-- start of Material shown --

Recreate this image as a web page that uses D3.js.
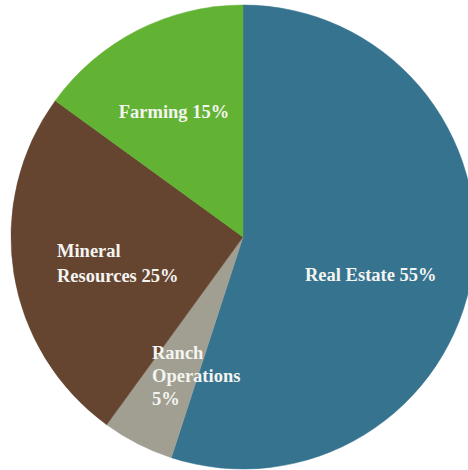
<!DOCTYPE html>
<html><head><meta charset="utf-8">
<script src="https://cdn.jsdelivr.net/npm/d3@7"></script>
<style>html,body{margin:0;padding:0;background:#fff;overflow:hidden}</style>
</head><body>
<script>
const categories = ["Real Estate", "Ranch Operations", "Mineral Resources", "Farming"];
const values = [55, 5, 25, 15];
const colors = ["#35738f", "#a19f92", "#654430", "#62b233"];
const labelLines = [["Real Estate 55%"], ["Ranch", "Operations", "5%"], ["Mineral", "Resources 25%"], ["Farming 15%"]];

const W = 468, H = 470, cx = 243, cy = 237, R = 232;
const svg = d3.select("body").append("svg").attr("width", W).attr("height", H);
const g = svg.append("g").attr("transform", `translate(${cx},${cy})`);
const pie = d3.pie().sort(null).value(d => d)(values);
const arc = d3.arc().innerRadius(0).outerRadius(R);
g.selectAll("path").data(pie).join("path")
  .attr("d", arc).attr("fill", (d, i) => colors[i])
  .attr("stroke", (d, i) => colors[i]).attr("stroke-width", 0.5);

const labelPos = [
  {x: 305 - cx, y: 281 - cy, anchor: "start"},
  {x: 152 - cx, y: 359 - cy, anchor: "start"},
  {x: 57 - cx, y: 257 - cy, anchor: "start"},
  {x: 174 - cx, y: 118 - cy, anchor: "middle"}
];
labelLines.forEach((lines, i) => {
  const t = g.append("text").attr("x", labelPos[i].x).attr("y", labelPos[i].y)
    .attr("text-anchor", labelPos[i].anchor)
    .attr("font-family", "'Liberation Serif', 'Times New Roman', serif")
    .attr("font-weight", "bold").attr("font-size", 18.5).attr("fill", "#f4f4f0");
  lines.forEach((l, j) => {
    t.append("tspan").attr("x", labelPos[i].x).attr("dy", j === 0 ? 0 : (i === 1 ? 23 : 25)).text(l);
  });
});
</script>
</body></html>
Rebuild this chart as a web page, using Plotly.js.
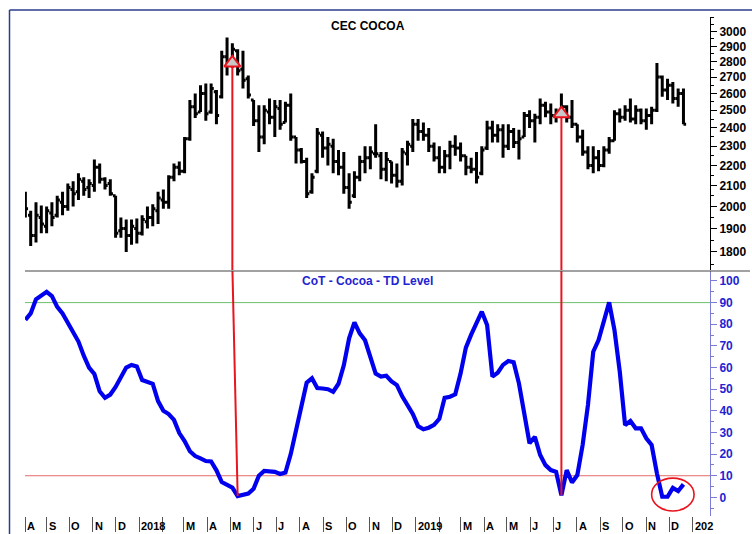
<!DOCTYPE html>
<html>
<head>
<meta charset="utf-8">
<script src="https://cdn.plot.ly/plotly-3.0.1.min.js"></script>
<style>
  html, body { margin: 0; padding: 0; background: #fff; }
  #chart { width: 752px; height: 534px; }
</style>
</head>
<body>
<div id="chart"></div>
<script>
// ---------------- DATA ----------------
const dates = [
 '2017-08-04','2017-08-11','2017-08-18','2017-08-25','2017-09-01','2017-09-08','2017-09-15','2017-09-22','2017-09-29',
 '2017-10-06','2017-10-13','2017-10-20','2017-10-27','2017-11-03','2017-11-10','2017-11-17','2017-11-24',
 '2017-12-01','2017-12-08','2017-12-15','2017-12-22','2017-12-29',
 '2018-01-05','2018-01-12','2018-01-19','2018-01-26','2018-02-02','2018-02-09','2018-02-16','2018-02-23',
 '2018-03-02','2018-03-09','2018-03-16','2018-03-23','2018-03-30','2018-04-06','2018-04-13','2018-04-20','2018-04-27',
 '2018-05-04','2018-05-11','2018-05-18','2018-05-25','2018-06-01','2018-06-08','2018-06-15','2018-06-22','2018-06-29',
 '2018-07-06','2018-07-13','2018-07-20','2018-07-27','2018-08-03','2018-08-10','2018-08-17','2018-08-24','2018-08-31',
 '2018-09-07','2018-09-14','2018-09-21','2018-09-28','2018-10-05','2018-10-12','2018-10-19','2018-10-26',
 '2018-11-02','2018-11-09','2018-11-16','2018-11-23','2018-11-30','2018-12-07','2018-12-14','2018-12-21','2018-12-28',
 '2019-01-04','2019-01-11','2019-01-18','2019-01-25','2019-02-01','2019-02-08','2019-02-15','2019-02-22',
 '2019-03-01','2019-03-08','2019-03-15','2019-03-22','2019-03-29','2019-04-05','2019-04-12','2019-04-19','2019-04-26',
 '2019-05-03','2019-05-10','2019-05-17','2019-05-24','2019-05-31','2019-06-07','2019-06-14','2019-06-21','2019-06-28',
 '2019-07-05','2019-07-12','2019-07-19','2019-07-26','2019-08-02','2019-08-09','2019-08-16','2019-08-23','2019-08-30',
 '2019-09-06','2019-09-13','2019-09-20','2019-09-27','2019-10-04','2019-10-11','2019-10-18','2019-10-25',
 '2019-11-01','2019-11-08','2019-11-15','2019-11-22','2019-11-29','2019-12-06','2019-12-13','2019-12-20'
];

const priceHigh = [
 2070,1980,2020,2005,2000,2020,2050,2070,2110,2120,2160,2140,2130,2230,2210,2140,2130,2050,1950,1940,
 1940,1945,1960,2000,2010,2070,2080,2150,2210,2220,2350,2560,2600,2650,2660,2660,2620,2870,2960,2920,
 2880,2870,2710,2560,2530,2530,2570,2560,2560,2550,2600,2350,2290,2240,2160,2400,2380,2350,2340,2280,
 2270,2160,2170,2250,2300,2300,2420,2270,2270,2220,2210,2290,2330,2450,2450,2430,2400,2320,2300,2280,
 2330,2360,2320,2250,2240,2270,2300,2440,2440,2420,2420,2420,2400,2390,2490,2500,2480,2570,2550,2540,
 2510,2600,2530,2560,2420,2390,2300,2300,2280,2300,2350,2500,2510,2530,2570,2530,2510,2510,2520,2790,
 2710,2690,2670,2630,2630
];
const priceLow = [
 1950,1825,1840,1880,1880,1910,1950,1960,1980,2000,2030,2050,2040,2070,2110,2080,2050,1860,1860,1800,
 1830,1835,1870,1900,1910,1920,1990,1990,2120,2150,2160,2330,2455,2490,2440,2480,2420,2570,2710,2760,
 2710,2630,2570,2410,2270,2310,2420,2350,2390,2430,2330,2210,2210,2040,2060,2160,2240,2200,2160,2150,
 2060,1990,2040,2120,2160,2180,2240,2130,2120,2110,2090,2100,2200,2270,2330,2330,2270,2220,2160,2160,
 2180,2250,2220,2150,2160,2110,2150,2280,2320,2320,2240,2280,2290,2230,2350,2400,2320,2420,2460,2420,
 2430,2480,2430,2400,2320,2250,2180,2160,2170,2190,2260,2330,2430,2440,2430,2420,2420,2390,2420,2490,
 2580,2560,2540,2520,2420
];
const priceOpen = [
 2000,1960,1870,1950,1910,1970,1960,2020,2000,2080,2070,2120,2090,2100,2190,2130,2110,2050,1890,1900,
 1870,1900,1880,1930,1950,1980,2030,2020,2140,2190,2170,2340,2520,2490,2600,2490,2610,2580,2830,2790,
 2870,2750,2690,2560,2440,2350,2490,2460,2510,2430,2530,2350,2280,2220,2070,2170,2360,2290,2300,2220,
 2190,2090,2050,2140,2220,2240,2260,2250,2180,2220,2150,2120,2260,2300,2420,2380,2360,2300,2240,2190,
 2250,2300,2290,2250,2190,2180,2160,2290,2400,2360,2390,2300,2380,2320,2350,2470,2440,2460,2530,2490,
 2470,2480,2520,2460,2420,2350,2270,2200,2240,2200,2280,2330,2480,2460,2500,2450,2500,2440,2470,2500,
 2700,2620,2650,2570,2600
];
const priceClose = [
 1990,1870,1960,1920,1980,1950,2030,2000,2090,2060,2130,2080,2110,2190,2130,2100,2060,1880,1900,1870,
 1910,1880,1940,1950,1990,2040,2020,2140,2190,2170,2340,2520,2480,2600,2480,2630,2470,2830,2790,2880,
 2740,2680,2590,2440,2350,2500,2460,2520,2420,2530,2350,2280,2220,2060,2140,2370,2290,2310,2220,2190,
 2090,2020,2140,2220,2240,2270,2260,2180,2230,2150,2120,2270,2310,2420,2380,2360,2300,2240,2190,2250,
 2300,2290,2250,2190,2180,2140,2280,2400,2360,2390,2300,2380,2320,2340,2470,2440,2460,2530,2490,2470,
 2480,2520,2460,2420,2350,2270,2200,2240,2200,2280,2330,2480,2460,2500,2450,2500,2440,2470,2500,2700,
 2620,2650,2570,2600,2420
];

const tdLevel = [
 82,85,91.5,93,95,93,88,85,80.5,76,72,65.5,60,57,49,46,47.5,51,56,60,
 61.2,60.5,54.2,53.2,52.5,44.5,40,38.5,35.8,29.7,26,21.3,19.1,18,16.8,16.6,12.5,7.1,5.8,4.5,
 0.6,1,1.8,4,10,12.2,12,11.8,10.8,11.5,20,30.5,41,53,55,50.5,50.3,50,48.8,52.5,
 61,73.5,80.9,75.8,72.6,65,57.2,55.8,56.2,53.6,51.9,46.7,43,38.6,32.9,31.5,32.2,33.5,36.3,46,
 46.5,47.6,57.2,69.2,75.2,81,85.8,79.7,55.8,57.6,61.2,63,62.4,52.7,38,25,28,19.6,14.9,12.6,
 11.8,1,12.6,6.9,10.3,24.2,42.7,67.3,72.7,81.2,90.1,77.3,58,33.4,35.3,31.9,31.9,27.3,24.2,11.1,
 0.3,0.3,4.4,2.9,6
];

// signals: bar index of the triangle, its price, index of the TD low it points to
const signalBarIdx = [39, 101];
const signalPrice = [2790, 2480];
const signalTdIdx = [40, 101];

// threshold levels of the TD indicator
const tdUpper = 90;
const tdLower = 10;

// highlighted zone (ellipse) at the end of the TD line
const circleDates = ['2019-11-08', '2020-01-03'];
const circleValues = [-6.3, 8.9];

// axis ticks
const priceTicks = [1800,1900,2000,2100,2200,2300,2400,2500,2600,2700,2800,2900,3000];
const priceMinorTicks = [1750,1850,1950,2050,2150,2250,2350,2450,2550,2650,2750,2850,2950,3050,3100];
const tdTicks = [0,10,20,30,40,50,60,70,80,90,100];
const tdMinorTicks = [-5,5,15,25,35,45,55,65,75,85,95];
const monthTicks = [
 '2017-08-04','2017-09-01','2017-10-01','2017-11-01','2017-12-01',
 '2018-01-01','2018-02-01','2018-03-01','2018-04-01','2018-05-01','2018-06-01','2018-07-01',
 '2018-08-01','2018-09-01','2018-10-01','2018-11-01','2018-12-01',
 '2019-01-01','2019-02-01','2019-03-01','2019-04-01','2019-05-01','2019-06-01','2019-07-01',
 '2019-08-01','2019-09-01','2019-10-01','2019-11-01','2019-12-01','2020-01-01'
];
const monthLabels = [
 'A','S','O','N','D',
 '2018','','M','A','M','J','J',
 'A','S','O','N','D',
 '2019','','M','A','M','J','J',
 'A','S','O','N','D','202'
];

// ---------------- LAYOUT GEOMETRY ----------------
const W = 752, H = 534;
const M = {l: 25, r: 42, t: 17, b: 18};
const plotW = W - M.l - M.r, plotH = H - M.t - M.b;
const pxX = px => (px - M.l) / plotW;
const pxY = py => (H - M.b - py) / plotH;

const topDomain = [pxY(270), 1];
const botDomain = [0, pxY(271)];
const priceRange = [1726, 3104];
const tdRange = [-8.6, 104.6];

const FONT = 'Liberation Sans, Arial, Helvetica, sans-serif';
const BLUE_TXT = '#2323d2';
const BLUE_AX = '#7b7bd8';

// ---------------- TRACES ----------------
const traces = [];

traces.push({
  type: 'ohlc', x: dates, open: priceOpen, high: priceHigh, low: priceLow, close: priceClose,
  xaxis: 'x', yaxis: 'y', tickwidth: 0.5,
  increasing: {line: {color: '#000', width: 3}},
  decreasing: {line: {color: '#000', width: 3}},
  hoverinfo: 'skip', showlegend: false
});

traces.push({
  type: 'scatter', mode: 'lines', x: dates, y: tdLevel, xaxis: 'x', yaxis: 'y2',
  line: {color: '#0000ee', width: 4.2}, hoverinfo: 'skip', showlegend: false
});

// red signal lines (top part and bottom part), clipped by each panel
signalBarIdx.forEach((bi, k) => {
  const ti = signalTdIdx[k];
  traces.push({
    type: 'scatter', mode: 'lines', xaxis: 'x', yaxis: 'y',
    x: [dates[bi], dates[bi]], y: [signalPrice[k], priceRange[0] * 0.98],
    line: {color: '#e8141e', width: 2}, hoverinfo: 'skip', showlegend: false
  });
  traces.push({
    type: 'scatter', mode: 'lines', xaxis: 'x', yaxis: 'y2',
    x: [dates[bi], dates[ti]], y: [tdRange[1] + 2, tdLevel[ti]],
    line: {color: '#e8141e', width: 2}, hoverinfo: 'skip', showlegend: false
  });
});

traces.push({
  type: 'scatter', mode: 'markers', xaxis: 'x', yaxis: 'y',
  x: signalBarIdx.map(i => dates[i]), y: signalPrice,
  marker: {symbol: 'triangle-up', size: 14, color: '#c9c9c9', line: {color: '#e8141e', width: 2}},
  hoverinfo: 'skip', showlegend: false, cliponaxis: false
});

// ---------------- LAYOUT ----------------
const annotations = [];
monthTicks.forEach((d, i) => {
  if (!monthLabels[i]) return;
  annotations.push({
    xref: 'x', yref: 'paper', x: d, y: 0, xanchor: 'left', yanchor: 'middle',
    xshift: 0, yshift: -10, showarrow: false, text: monthLabels[i],
    font: {family: FONT, size: 11, color: '#000', weight: 'bold'}
  });
});
annotations.push({
  xref: 'paper', yref: 'paper', x: 0.5, y: 1, yshift: -9, xanchor: 'center', yanchor: 'middle',
  showarrow: false, text: 'CEC COCOA', font: {family: FONT, size: 12, color: '#000', weight: 'bold'}
});
annotations.push({
  xref: 'paper', yref: 'paper', x: 0.5, y: botDomain[1], yshift: -10, xanchor: 'center', yanchor: 'middle',
  showarrow: false, text: 'CoT - Cocoa - TD Level', font: {family: FONT, size: 12, color: BLUE_TXT, weight: 'bold'}
});

const shapes = [
  // threshold lines
  {type: 'line', xref: 'paper', yref: 'y2', x0: 0, x1: 1, y0: tdUpper, y1: tdUpper,
   line: {color: '#6cbf6c', width: 1}, layer: 'below'},
  {type: 'line', xref: 'paper', yref: 'y2', x0: 0, x1: 1, y0: tdLower, y1: tdLower,
   line: {color: '#e26a6a', width: 1}, layer: 'below'},
  // panel separator
  {type: 'line', xref: 'paper', yref: 'paper', x0: 0, x1: pxX(750), y0: botDomain[1], y1: botDomain[1],
   line: {color: '#444', width: 1}},
  // outer frame (left and top)
  {type: 'line', xref: 'paper', yref: 'paper', x0: pxX(9.5), x1: pxX(9.5), y0: pxY(10), y1: pxY(540),
   line: {color: '#2a3d8f', width: 1.5}},
  {type: 'line', xref: 'paper', yref: 'paper', x0: pxX(9.5), x1: pxX(760), y0: pxY(10), y1: pxY(10),
   line: {color: '#2a3d8f', width: 1.5}},
  // highlight ellipse
  {type: 'circle', xref: 'x', yref: 'y2', x0: circleDates[0], x1: circleDates[1],
   y0: circleValues[0], y1: circleValues[1], line: {color: '#e8141e', width: 1.6}}
];

const layout = {
  width: W, height: H,
  margin: M,
  paper_bgcolor: '#fff', plot_bgcolor: '#fff',
  showlegend: false, hovermode: false,
  font: {family: FONT},
  xaxis: {
    type: 'date', range: ['2017-08-03 12:00', '2020-01-24'], anchor: 'y2', domain: [0, 1],
    showgrid: false, zeroline: false, showline: false,
    tickmode: 'array', tickvals: monthTicks, ticks: 'outside', ticklen: 15, tickwidth: 1, tickcolor: '#555',
    showticklabels: false, rangeslider: {visible: false}, fixedrange: true
  },
  yaxis: {
    type: 'log', domain: topDomain, anchor: 'x', side: 'right',
    range: [Math.log10(priceRange[0]), Math.log10(priceRange[1])],
    showgrid: false, zeroline: false, showline: true, linecolor: '#000', linewidth: 1,
    tickmode: 'array', tickvals: priceTicks, ticktext: priceTicks.map(String),
    ticks: 'outside', ticklen: 6, tickcolor: '#000', tickwidth: 1,
    minor: {tickmode: 'array', tickvals: priceMinorTicks, ticks: 'outside', ticklen: 3, tickcolor: '#000', showgrid: false},
    tickfont: {family: FONT, size: 12, color: '#000', weight: 'bold'}, fixedrange: true
  },
  yaxis2: {
    domain: botDomain, anchor: 'x', side: 'right', range: tdRange,
    showgrid: false, zeroline: false, showline: true, linecolor: BLUE_AX, linewidth: 1,
    tickmode: 'array', tickvals: tdTicks, ticks: 'outside', ticklen: 6, tickcolor: BLUE_AX, tickwidth: 1,
    minor: {tickmode: 'array', tickvals: tdMinorTicks, ticks: 'outside', ticklen: 3, tickcolor: BLUE_AX, showgrid: false},
    tickfont: {family: FONT, size: 12, color: BLUE_TXT, weight: 'bold'}, fixedrange: true
  },
  annotations: annotations,
  shapes: shapes
};

Plotly.newPlot('chart', traces, layout, {staticPlot: true, displayModeBar: false});
</script>
</body>
</html>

-- end of Material shown --

▸ **Work to be completed**: Review the preceding data and report every line that includes the string "page".

▸ **Solution for this task**:
Recreate this image as a web page that uses D3.js.
Rebuild this chart as a web page, using Plotly.js.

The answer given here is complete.